Mississippi: The band Train has a hauntingly stunning tune titled Mississippi that would be perfect as an affirmation of the State and region, but I decided to go with Whiskey Myers’s Mud as the perfect defiance song for the State and it’s muddy waters and riverbanks.
The Carolinas: There are so many tunes celebrate the
Carolinas, and Carolina born Charlie Daniels has one of the best, but
the two below are representative of two other Carolina born artists, the
Marshall Tucker Band and Josh Turner. Marshall Tucker rode the Southern
music renaissance wave in the 1970s and Blue Ridge Mountain Skies has a
perfect lyric, “Carolina is where I’m at, and I’ll always hang my hat,
under those blue ridge mountain skies.” John Turner’s bass vocals are
perfect in his homage to South Carolina and the double meaning of “low
country.”
**********************
Southerners love home. This is true of many people throughout
history, but place has, in part, defined the South. The earliest
settlers to what became the South championed its Utopian physical
qualities: warm weather, a long growing season, bountiful plant and
animal life.
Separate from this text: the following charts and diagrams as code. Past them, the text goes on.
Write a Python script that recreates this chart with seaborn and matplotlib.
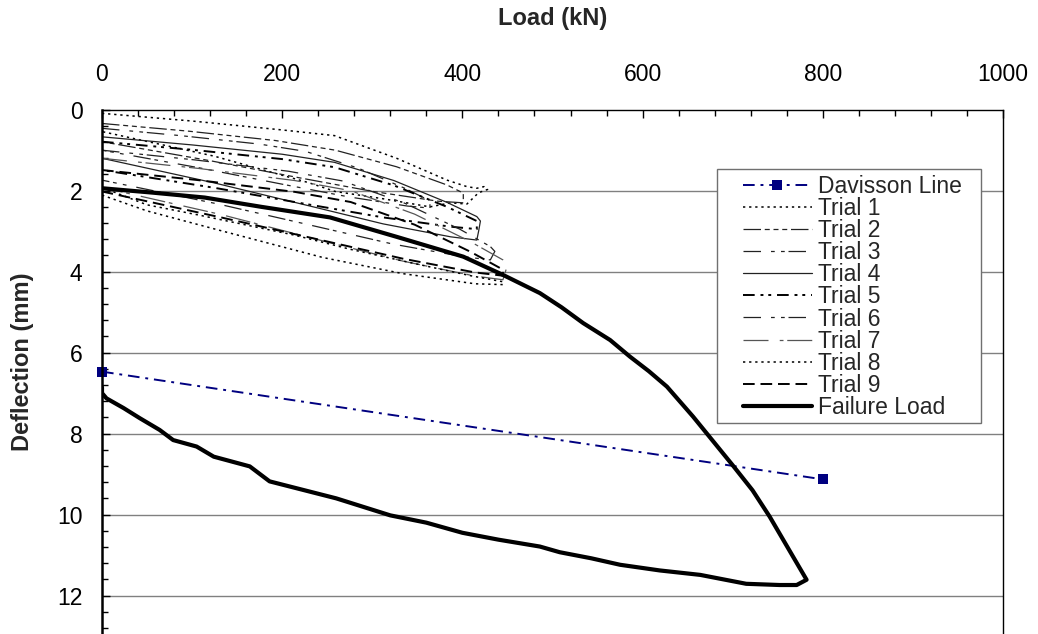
import numpy as np
import pandas as pd
import matplotlib
matplotlib.use("Agg")
import matplotlib.pyplot as plt
from matplotlib.ticker import MultipleLocator
from matplotlib.patches import Rectangle
import seaborn as sns

# ---------------- data (Load kN, Deflection mm) ----------------
davisson_load = [0, 800]
davisson_defl = [6.47, 9.13]

trial1_load = [0, 100, 200, 258, 327, 383, 405, 416, 424, 428, 418, 405, 387, 364, 312, 259, 229, 125, 0]
trial1_defl = [0.09, 0.28, 0.50, 0.64, 1.20, 1.74, 1.90, 1.94, 1.90, 1.97, 2.05, 2.33, 2.30, 2.40, 2.20, 2.02, 1.80, 1.15, 0.54]

trial2_load = [0, 96, 192, 259, 327, 383, 401, 401, 373, 301, 221, 120, 0]
trial2_defl = [0.34, 0.53, 0.76, 1.00, 1.41, 1.86, 2.06, 2.30, 2.26, 2.02, 1.69, 1.26, 0.79]

trial3_load = [0, 87, 175, 226, 284, 335, 364, 364, 339, 273, 200, 109, 0]
trial3_defl = [0.46, 0.64, 0.85, 1.03, 1.44, 1.93, 2.25, 2.43, 2.38, 2.15, 1.84, 1.44, 1.00]

trial4_load = [0, 100, 200, 258, 324, 383, 416, 420, 418, 416, 387, 312, 229, 125, 0]
trial4_defl = [0.67, 0.87, 1.10, 1.30, 1.75, 2.29, 2.64, 2.75, 3.00, 3.22, 3.14, 2.82, 2.37, 1.81, 1.20]

trial5_load = [0, 100, 200, 258, 324, 383, 416, 416, 387, 312, 229, 125, 0]
trial5_defl = [0.79, 0.99, 1.22, 1.42, 1.87, 2.40, 2.75, 2.95, 2.89, 2.66, 2.34, 1.93, 1.49]

trial6_load = [0, 103, 207, 267, 336, 397, 431, 436, 431, 401, 323, 237, 129, 0]
trial6_defl = [1.00, 1.24, 1.52, 1.76, 2.31, 2.95, 3.38, 3.50, 3.71, 3.63, 3.32, 2.88, 2.33, 1.74]

trial7_load = [0, 107, 214, 276, 347, 409, 445, 450, 447, 445, 414, 334, 245, 134, 0]
trial7_defl = [1.20, 1.45, 1.75, 2.00, 2.58, 3.26, 3.71, 3.85, 4.05, 4.20, 4.11, 3.74, 3.24, 2.60, 1.92]

trial8_load = [0, 50, 107, 214, 276, 347, 409, 445, 445, 414, 334, 245, 134, 50, 0]
trial8_defl = [1.92, 2.35, 2.60, 3.10, 3.45, 3.80, 4.10, 4.25, 4.32, 4.30, 4.05, 3.65, 3.00, 2.50, 2.11]

trial9_load = [0, 107, 214, 276, 347, 409, 445, 445, 414, 334, 245, 134, 0]
trial9_defl = [1.49, 1.74, 2.03, 2.28, 2.84, 3.51, 3.95, 4.10, 4.02, 3.68, 3.23, 2.67, 2.02]

failure_load = [0, 57, 114, 177, 253, 327, 401, 445, 486, 510, 534, 564, 586, 607, 627, 656, 671, 701, 722,
                741, 767, 782,
                771, 752, 715, 664, 619, 575, 543, 508, 486, 440, 400, 360, 320, 260, 223, 186, 164, 124,
                105, 79, 64, 42, 24, 5, 0, 0]
failure_defl = [1.94, 2.05, 2.17, 2.40, 2.66, 3.14, 3.63, 4.08, 4.53, 4.88, 5.27, 5.69, 6.10, 6.46, 6.84, 7.58,
                7.99, 8.81, 9.40, 10.05, 11.04, 11.61,
                11.74, 11.74, 11.71, 11.49, 11.38, 11.24, 11.08, 10.93, 10.79, 10.62,
                10.45, 10.20, 10.02, 9.60, 9.39, 9.18, 8.81, 8.57, 8.32, 8.16, 7.91, 7.62, 7.37, 7.13, 7.00, 6.86]

x_ticks = [0, 200, 400, 600, 800, 1000]
y_ticks = [0, 2, 4, 6, 8, 10, 12]

# ---------------- styling ----------------
sns.set_theme(style="white")
plt.rcParams["font.family"] = ["Liberation Sans", "DejaVu Sans"]

W, H = 1038, 634
fig = plt.figure(figsize=(W / 100, H / 100), dpi=100)
AX_L, AX_R, AX_T, AX_B = 102, 1003, 109.7, 634
ax = fig.add_axes([AX_L / W, 1 - AX_B / H, (AX_R - AX_L) / W, (AX_B - AX_T) / H])
aw, ah = AX_R - AX_L, AX_B - AX_T


def ax_x(px):
    return (px - AX_L) / aw


def ax_y(py):
    return (AX_B - py) / ah


series = [
    ("Davisson Line", davisson_load, davisson_defl, dict(color="#000080", lw=1.4, linestyle=(0, (6, 3, 1.5, 3)),
                                                         marker="s", markersize=7, markeredgewidth=0,
                                                         clip_on=False)),
    ("Trial 1", trial1_load, trial1_defl, dict(color="black", lw=1.1, linestyle=(0, (1.5, 2.5)))),
    ("Trial 2", trial2_load, trial2_defl, dict(color="#222222", lw=0.9, linestyle=(0, (14, 3, 4, 3, 4, 3, 4, 3)))),
    ("Trial 3", trial3_load, trial3_defl, dict(color="#222222", lw=0.9, linestyle=(0, (14, 8, 3, 5, 3, 3)))),
    ("Trial 4", trial4_load, trial4_defl, dict(color="#222222", lw=0.9, linestyle="-")),
    ("Trial 5", trial5_load, trial5_defl, dict(color="black", lw=1.4, linestyle=(0, (6, 3, 1.5, 2.5, 1.5, 3)))),
    ("Trial 6", trial6_load, trial6_defl, dict(color="#222222", lw=0.9, linestyle=(0, (14, 8, 3, 5, 3, 3)))),
    ("Trial 7", trial7_load, trial7_defl, dict(color="#555555", lw=0.9, linestyle=(0, (20, 9, 3, 3)))),
    ("Trial 8", trial8_load, trial8_defl, dict(color="black", lw=1.1, linestyle=(0, (1.5, 2.5)))),
    ("Trial 9", trial9_load, trial9_defl, dict(color="black", lw=1.4, linestyle=(0, (6, 3)))),
    ("Failure Load", failure_load, failure_defl, dict(color="black", lw=3.0, linestyle="-")),
]

for name, xs, ys, kw in series:
    df = pd.DataFrame({"Load": xs, "Deflection": ys})
    sns.lineplot(data=df, x="Load", y="Deflection", sort=False, estimator=None, ax=ax, label=name, **kw)

# axes
ax.set_xlim(0, 1000)
ax.set_ylim(12.95, 0)
ax.set_xticks(x_ticks)
ax.set_yticks(y_ticks)
ax.xaxis.set_minor_locator(MultipleLocator(40))
ax.yaxis.set_minor_locator(MultipleLocator(0.4))
ax.xaxis.tick_top()
ax.xaxis.set_label_position("top")
ax.tick_params(axis="x", which="both", direction="in", top=True, bottom=False, labelsize=16.5, pad=17, colors="black")
ax.tick_params(axis="y", which="both", direction="in", left=True, right=False, labelsize=16.5, pad=14, colors="black")
ax.tick_params(which="major", length=6, width=1)
ax.tick_params(which="minor", length=4, width=1)

ax.grid(False)
for yv in y_ticks[1:]:
    ax.axhline(yv, color="#808080", lw=1.0, zorder=0)

for s in ["top", "left", "right"]:
    ax.spines[s].set_color("black")
    ax.spines[s].set_linewidth(1.0)
ax.spines["left"].set_linewidth(1.8)
ax.spines["bottom"].set_visible(False)

ax.set_xlabel("Load (kN)", fontsize=17, fontweight="bold", va="center")
ax.set_ylabel("Deflection (mm)", fontsize=17, fontweight="bold", va="center", ha="center")
ax.xaxis.set_label_coords(0.5, ax_y(19))
ax.yaxis.set_label_coords(ax_x(23), ax_y(362))

# legend frame (drawn as a box) and legend content
frame = Rectangle((ax_x(717), ax_y(423)), ax_x(981) - ax_x(717), ax_y(169) - ax_y(423),
                  transform=ax.transAxes, facecolor="white", edgecolor="#707070", lw=1.0, zorder=5)
ax.add_patch(frame)
leg = ax.legend(loc="upper left", bbox_to_anchor=(ax_x(743), ax_y(175)),
                fontsize=16.5, frameon=False, handlelength=3.0, handletextpad=0.26,
                labelspacing=-0.04, borderpad=0.0, borderaxespad=0.0)
leg.set_zorder(6)

fig.savefig("out.png", dpi=100)
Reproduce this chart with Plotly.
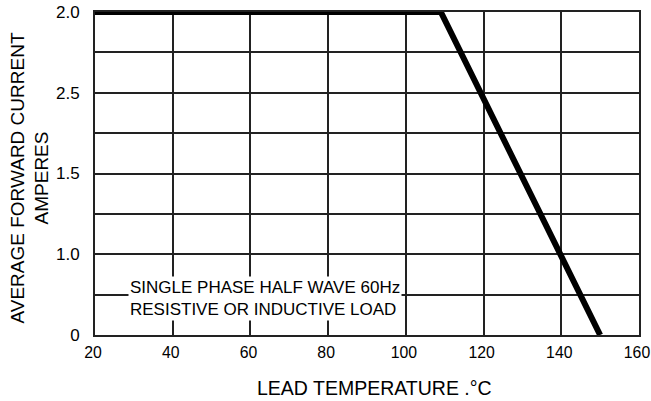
import plotly.graph_objects as go

# Data
temp = [20, 109, 150]
current = [2.0, 2.0, 0.0]

x_ticks = [20, 40, 60, 80, 100, 120, 140, 160]
y_tickvals = [0, 0.25, 0.5, 0.75, 1.0, 1.25, 1.5, 1.75, 2.0]
y_ticktext = ["0", "", "1.0", "", "1.5", "", "2.5", "", "2.0"]

note_lines = ["SINGLE PHASE HALF WAVE 60Hz", "RESISTIVE OR INDUCTIVE LOAD"]
x_title = "LEAD TEMPERATURE .°C"
y_title_lines = ["AVERAGE FORWARD CURRENT", "AMPERES"]

FONT = "Liberation Sans, Arial, sans-serif"

fig = go.Figure()
fig.add_trace(go.Scatter(x=temp, y=current, mode="lines",
                         line=dict(color="black", width=6),
                         hoverinfo="skip", showlegend=False, cliponaxis=False))

fig.add_annotation(x=28.5, y=0.226, xref="x", yref="y", xanchor="left", yanchor="middle",
                   text="<br>".join(note_lines), showarrow=False, align="left",
                   font=dict(family=FONT, size=17, color="black"),
                   bgcolor="white", borderpad=1)

fig.add_annotation(x=0.5, y=0, xref="paper", yref="paper", xanchor="center",
                   yanchor="middle", xshift=7, yshift=-53, showarrow=False,
                   text=x_title, font=dict(family=FONT, size=19.5, color="black"))

fig.add_annotation(x=0, y=0.5, xref="paper", yref="paper", xanchor="center",
                   yanchor="middle", xshift=-66, yshift=-5, showarrow=False,
                   textangle=-90, text="<br>".join(y_title_lines),
                   font=dict(family=FONT, size=19, color="black"))

fig.update_layout(
    width=651, height=401,
    margin=dict(l=95, r=12, t=12, b=66, autoexpand=False),
    paper_bgcolor="white", plot_bgcolor="white",
    font=dict(family=FONT, size=16, color="black"),
    xaxis=dict(range=[20, 160], tickvals=x_ticks, showgrid=True, automargin=False,
               gridcolor="#222", gridwidth=2, showline=True, linecolor="#222",
               linewidth=2, mirror=True, zeroline=False, ticks="",
               ticklabelstandoff=2, ticklabelshift=-2, ticklabeloverflow="allow",
               tickfont=dict(size=15.8, color="black")),
    yaxis=dict(range=[0, 2], tickvals=y_tickvals, ticktext=y_ticktext, showgrid=True,
               automargin=False,
               gridcolor="#222", gridwidth=2, showline=True, linecolor="#222",
               linewidth=2, mirror=True, zeroline=False, ticks="",
               ticklabelstandoff=10, ticklabeloverflow="allow",
               tickfont=dict(size=17, color="black")),
)

fig.write_html("out.html", config={"displayModeBar": False},
               post_script="document.body.style.margin='0';document.body.style.overflow='hidden';")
Bad weather, disease carrying insects, and dangerous
wildlife were annoyances to be tolerated if not overcome.Southern culture easily developed in this environment. A worldview in which “heaven” could be perceived on earth allowed the Southerner to find contentment. Peopl, place, and community–a defense of hearth and home–became quintessential Southern traits and an important part of the richness of Southern art. Southern literature is popular because Southern culture is unique and tangible, a thing to be savored not endured. When the break with the Union occurred in 1861, the Southerner easily rallied around his State because the “state” was representative of his people. He fought not for the glory of a “national” entity, but for the protection of his way of life, a way of life threatened by a foreign “other.” They were both “American,” but to the Southerner, their “America” was nothing like the “America” of the North, and no Southerner wished to be “Americanized” by a people with an alien culture and traditions.